Editorial — Policing’s future

The shape of policing in B.C. is in much doubt, following revelations that the federal government and B.C. government are at odds over the next RCMP contract.

The shape of policing in B.C. is in much doubt, following revelations that the federal government and B.C. government are at odds over the next RCMP contract.

While the federal government apparently has set a Nov. 30 deadline for the province to sign a 20-year contract, Heritage Minister James Moore was downplaying that deadline on Friday. He indicated that the two sides should be able to come up with something both can agree on.

Provincial Solicitor General Shirley Bond revealed the deadlock when she spoke to municipal officials at their annual convention last week. Langley City Mayor Peter Fassbender, who is on the provincial negotiating team, also stated there was a serious gulf between the two sides.

Cooler heads need to prevail. The RCMP need B.C. just as much as B.C. needs the RCMP. There are 6,000 Mounties working here — the most of any Canadian province. If their contract isn’t renewed, many of them will be out of a job.
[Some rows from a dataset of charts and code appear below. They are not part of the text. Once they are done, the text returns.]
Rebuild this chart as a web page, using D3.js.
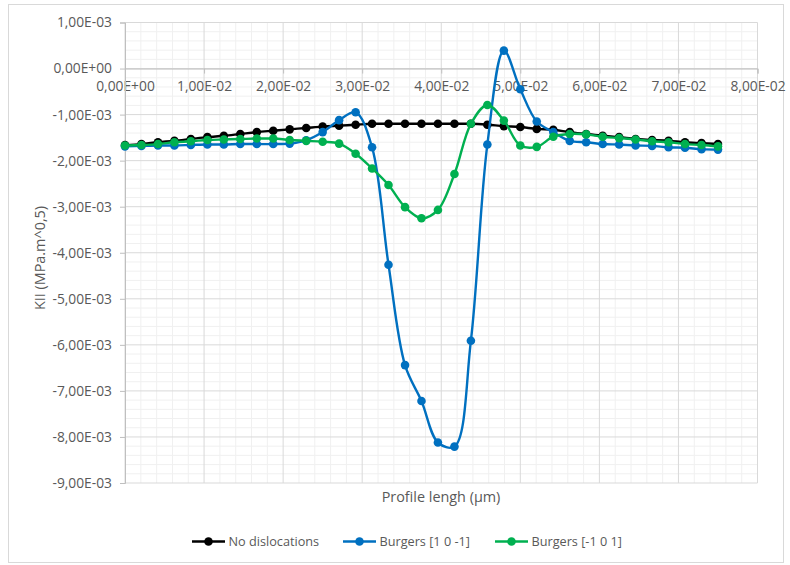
<!DOCTYPE html>
<html><head><meta charset="utf-8">
<script src="https://cdn.jsdelivr.net/npm/d3@7"></script>
<style>body{margin:0;background:#fff;} text{font-family:"Open Sans",sans-serif;fill:#595959;}</style>
</head><body><svg id="c" width="790" height="565"></svg>
<script>
const profile = [0,0.00208,0.00417,0.00625,0.00833,0.01042,0.0125,0.01458,0.01667,0.01875,0.02083,0.02292,0.025,0.02708,0.02917,0.03125,0.03333,0.03542,0.0375,0.03958,0.04167,0.04375,0.04583,0.04792,0.05,0.05208,0.05417,0.05625,0.05833,0.06042,0.0625,0.06458,0.06667,0.06875,0.07083,0.07292,0.075];
const noDisloc = [-1.66e-3,-1.64e-3,-1.60e-3,-1.57e-3,-1.53e-3,-1.49e-3,-1.46e-3,-1.42e-3,-1.38e-3,-1.35e-3,-1.32e-3,-1.29e-3,-1.26e-3,-1.24e-3,-1.22e-3,-1.20e-3,-1.20e-3,-1.20e-3,-1.20e-3,-1.20e-3,-1.20e-3,-1.20e-3,-1.22e-3,-1.25e-3,-1.27e-3,-1.31e-3,-1.33e-3,-1.38e-3,-1.42e-3,-1.46e-3,-1.49e-3,-1.53e-3,-1.55e-3,-1.57e-3,-1.60e-3,-1.62e-3,-1.64e-3];
const burgers1 = [-1.69e-3,-1.68e-3,-1.67e-3,-1.67e-3,-1.66e-3,-1.65e-3,-1.65e-3,-1.64e-3,-1.64e-3,-1.64e-3,-1.63e-3,-1.56e-3,-1.38e-3,-1.12e-3,-0.95e-3,-1.71e-3,-4.26e-3,-6.44e-3,-7.22e-3,-8.12e-3,-8.21e-3,-5.91e-3,-1.65e-3,0.39e-3,-0.45e-3,-1.15e-3,-1.38e-3,-1.57e-3,-1.60e-3,-1.64e-3,-1.65e-3,-1.67e-3,-1.68e-3,-1.71e-3,-1.72e-3,-1.75e-3,-1.76e-3];
const burgers2 = [-1.67e-3,-1.66e-3,-1.64e-3,-1.60e-3,-1.58e-3,-1.55e-3,-1.54e-3,-1.53e-3,-1.52e-3,-1.52e-3,-1.55e-3,-1.57e-3,-1.59e-3,-1.63e-3,-1.85e-3,-2.17e-3,-2.53e-3,-3.01e-3,-3.25e-3,-3.07e-3,-2.29e-3,-1.20e-3,-0.79e-3,-1.13e-3,-1.67e-3,-1.70e-3,-1.48e-3,-1.42e-3,-1.43e-3,-1.48e-3,-1.51e-3,-1.54e-3,-1.58e-3,-1.60e-3,-1.64e-3,-1.66e-3,-1.69e-3];
const seriesNames = ["No dislocations","Burgers [1 0 -1]","Burgers [-1 0 1]"];
const seriesColors = ["#000000","#0070C0","#00B050"];
const xTicks = [0,0.01,0.02,0.03,0.04,0.05,0.06,0.07,0.08];
const xTickLabels = ["0,00E+00","1,00E-02","2,00E-02","3,00E-02","4,00E-02","5,00E-02","6,00E-02","7,00E-02","8,00E-02"];
const yTicks = [1e-3,0,-1e-3,-2e-3,-3e-3,-4e-3,-5e-3,-6e-3,-7e-3,-8e-3,-9e-3];
const yTickLabels = ["1,00E-03","0,00E+00","-1,00E-03","-2,00E-03","-3,00E-03","-4,00E-03","-5,00E-03","-6,00E-03","-7,00E-03","-8,00E-03","-9,00E-03"];
const xTitle = "Profile lengh (µm)";
const yTitle = "KII (MPa.m^0,5)";

const svg = d3.select("#c");
const x = d3.scaleLinear().domain([0,0.08]).range([125,757.5]);
const y = d3.scaleLinear().domain([1e-3,-9e-3]).range([22.5,483]);

svg.append("rect").attr("x",8.5).attr("y",4.5).attr("width",775).attr("height",558)
  .attr("fill","#fff").attr("stroke","#d9d9d9");

// minor grid
const xMinor = d3.range(0,0.0801,0.002).filter(v=>Math.abs(v/0.01-Math.round(v/0.01))>1e-6);
const yMinor = d3.range(-9e-3,1.001e-3,0.2e-3).filter(v=>Math.abs(v/1e-3-Math.round(v/1e-3))>1e-6);
const g = svg.append("g");
g.selectAll(".xm").data(xMinor).join("line").attr("x1",d=>x(d)).attr("x2",d=>x(d)).attr("y1",y(1e-3)).attr("y2",y(-9e-3)).attr("stroke","#f0f0f0").attr("stroke-width",1);
g.selectAll(".ym").data(yMinor).join("line").attr("y1",d=>y(d)).attr("y2",d=>y(d)).attr("x1",x(0)).attr("x2",x(0.08)).attr("stroke","#f0f0f0").attr("stroke-width",1);
// major grid
g.selectAll(".xM").data(xTicks).join("line").attr("x1",d=>x(d)).attr("x2",d=>x(d)).attr("y1",y(1e-3)).attr("y2",y(-9e-3)).attr("stroke","#d9d9d9").attr("stroke-width",1);
g.selectAll(".yM").data(yTicks).join("line").attr("y1",d=>y(d)).attr("y2",d=>y(d)).attr("x1",x(0)).attr("x2",x(0.08)).attr("stroke","#d9d9d9").attr("stroke-width",1);

// axes
const xAxis = d3.axisBottom(x).tickValues(xTicks).tickFormat((d,i)=>xTickLabels[i]).tickSize(5).tickPadding(8);
const yAxis = d3.axisLeft(y).tickValues(yTicks).tickFormat((d,i)=>yTickLabels[i]).tickSize(5).tickPadding(8);
const ax = svg.append("g").attr("transform",`translate(0,${y(0)})`).call(xAxis);
const ay = svg.append("g").attr("transform",`translate(${x(0)},0)`).call(yAxis);
[ax,ay].forEach(a=>{
  a.select(".domain").attr("stroke","#bfbfbf");
  a.selectAll(".tick line").attr("stroke","#bfbfbf");
  a.selectAll(".tick text").style("font-family","'Open Sans',sans-serif").style("font-size","13.8px").attr("fill","#595959");
});

svg.append("text").attr("x",441).attr("y",502).attr("text-anchor","middle").style("font-size","14.4px").text(xTitle);
svg.append("text").attr("transform","translate(45,258) rotate(-90)").attr("text-anchor","middle").style("font-size","14.4px").text(yTitle);

// series
const allSeries = [noDisloc,burgers1,burgers2];
const line = d3.line().x(d=>x(d[0])).y(d=>y(d[1])).curve(d3.curveCatmullRom.alpha(0.5));
allSeries.forEach((vals,si)=>{
  const pts = profile.map((p,i)=>[p,vals[i]]);
  const sg = svg.append("g");
  sg.append("path").datum(pts).attr("d",line).attr("fill","none").attr("stroke",seriesColors[si]).attr("stroke-width",2.4);
  sg.selectAll("circle").data(pts).join("circle").attr("cx",d=>x(d[0])).attr("cy",d=>y(d[1])).attr("r",4.3).attr("fill",seriesColors[si]);
});

// legend
const legX = [192,343,495];
const lg = svg.append("g");
seriesNames.forEach((n,i)=>{
  lg.append("line").attr("x1",legX[i]).attr("x2",legX[i]+33).attr("y1",541.5).attr("y2",541.5).attr("stroke",seriesColors[i]).attr("stroke-width",2.4);
  lg.append("circle").attr("cx",legX[i]+16.5).attr("cy",541.5).attr("r",4.3).attr("fill",seriesColors[i]);
  lg.append("text").attr("x",legX[i]+36.5).attr("y",546).style("font-size","12.7px").text(n);
});
</script></body></html>
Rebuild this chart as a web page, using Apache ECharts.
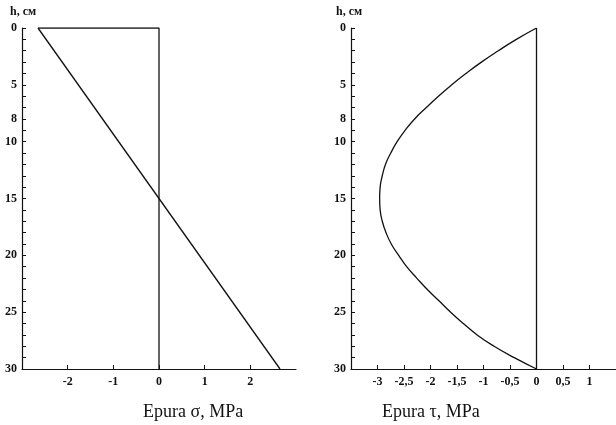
<!DOCTYPE html>
<html>
<head>
<meta charset="utf-8">
<script src="https://cdn.jsdelivr.net/npm/echarts@6/dist/echarts.min.js"></script>
<style>
  html, body { margin: 0; padding: 0; background: #fff; }
  #main { width: 616px; height: 425px; }
</style>
</head>
<body>
<div id="main"></div>
<script>
// data
var hLabels = [0, 5, 8, 10, 15, 20, 25, 30];
var hTicks = [];
for (var i = 0; i <= 30; i++) hTicks.push(i);

// epura sigma: linear, from top to bottom
var sigmaH = [0, 30];
var sigmaVal = [-2.65, 2.65];

// epura tau: curve, h vs tau
var tauH = [0, 1, 2, 3, 4, 5, 6, 7, 8, 9, 10, 11, 12, 13, 14, 15,
  16, 17, 18, 19, 20, 21, 22, 23, 24, 25, 26, 27, 28, 29, 30];
var tauVal = [0, -0.38, -0.72, -1.04, -1.33, -1.6, -1.85, -2.08, -2.3, -2.48, -2.63, -2.75, -2.85, -2.91, -2.95, -2.96,
  -2.95, -2.91, -2.84, -2.74, -2.6, -2.45, -2.26, -2.06, -1.84, -1.62, -1.38, -1.12, -0.8, -0.42, 0];

var ink = '#111';
var serif = '"Liberation Serif", "DejaVu Serif", serif';

function pairs(xs, ys) {
  return xs.map(function (x, i) { return [x, ys[i]]; });
}

function yAx(idx) {
  return {
    gridIndex: idx, type: 'value', inverse: true, min: 0, max: 30,
    axisLine: { show: true, onZero: false, lineStyle: { color: ink, width: 1.2 } },
    axisTick: { show: true, inside: true, length: 4, customValues: hTicks, lineStyle: { color: ink } },
    axisLabel: { customValues: hLabels, color: ink, fontFamily: serif, fontWeight: 'bold', fontSize: 12, margin: 5 },
    splitLine: { show: false }
  };
}

function xAx(idx, min, max, step) {
  return {
    gridIndex: idx, type: 'value', min: min, max: max, interval: step,
    axisLine: { show: true, onZero: false, lineStyle: { color: ink, width: 1.2 } },
    axisTick: { show: true, inside: true, length: 4, lineStyle: { color: ink } },
    axisLabel: {
      showMinLabel: false, showMaxLabel: false, color: ink, fontFamily: serif,
      fontWeight: 'bold', fontSize: 12, margin: 7,
      formatter: function (v) { return String(v).replace('.', ','); }
    },
    splitLine: { show: false }
  };
}

var lineStyle = { color: ink, width: 1.3 };

var myChart = echarts.init(document.getElementById('main'));
myChart.setOption({
  animation: false,
  backgroundColor: '#fff',
  grid: [
    { left: 22, top: 28, width: 274, height: 341 },
    { left: 351, top: 28, width: 265, height: 341 }
  ],
  xAxis: [xAx(0, -3, 3, 1), xAx(1, -3.5, 1.5, 0.5)],
  yAxis: [yAx(0), yAx(1)],
  graphic: [
    { type: 'text', left: 10, top: 6, style: { text: 'h, см', fill: ink, font: 'bold 12px ' + serif } },
    { type: 'text', left: 336, top: 6, style: { text: 'h, см', fill: ink, font: 'bold 12px ' + serif } },
    { type: 'text', left: 143, top: 403, style: { text: 'Epura σ, MPa', fill: ink, font: '18px ' + serif } },
    { type: 'text', left: 382, top: 403, style: { text: 'Epura τ, MPa', fill: ink, font: '18px ' + serif } }
  ],
  series: [
    {
      name: 'sigma', type: 'line', xAxisIndex: 0, yAxisIndex: 0, symbol: 'none',
      lineStyle: lineStyle, data: pairs(sigmaVal, sigmaH)
    },
    {
      name: 'sigma frame', type: 'line', xAxisIndex: 0, yAxisIndex: 0, symbol: 'none',
      lineStyle: lineStyle, data: [[sigmaVal[0], 0], [0, 0], [0, 30]]
    },
    {
      name: 'tau', type: 'line', xAxisIndex: 1, yAxisIndex: 1, symbol: 'none', smooth: true,
      lineStyle: lineStyle, data: pairs(tauVal, tauH)
    },
    {
      name: 'tau zero', type: 'line', xAxisIndex: 1, yAxisIndex: 1, symbol: 'none',
      lineStyle: lineStyle, data: [[0, 0], [0, 30]]
    }
  ]
});
</script>
</body>
</html>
B.C. is right to insist on greater accountability for the RCMP. The public has demanded this since the death of Robert Dziekanski at the Vancouver aiport, at the hands of Taser-wielding RCMP officers. While a civilian oversight agency is being set up, the RCMP themselves must be more accountable to the province and local governments.

Municipalities also have grave concerns about budget implications. There is a good chance that the RCMP will become unionized, and that employee costs will rise sharply. Even if wages stay the same, there could be significant overtime bills. Municipal budgets can’t handle large, unexpected costs such as this and some assurance about how much costs will rise in the future is crucial.

The federal government, which has the most tax authority in the country,  should be willing to accept a one or two per cent annual cap on additional costs to be borne by the province and municipalties, and absorb anything above that figure.

It has far more ability to absorb those costs than local governments, which are dependent on property tax, do. Such a clause would also prompt Ottawa to be much more rigourous in managing RCMP expenditures.

The two sides need to get back to the bargaining table and bargain in good faith. At the same time, the province and municipalities need to have a plan B fully in place, in case no deal can be reached.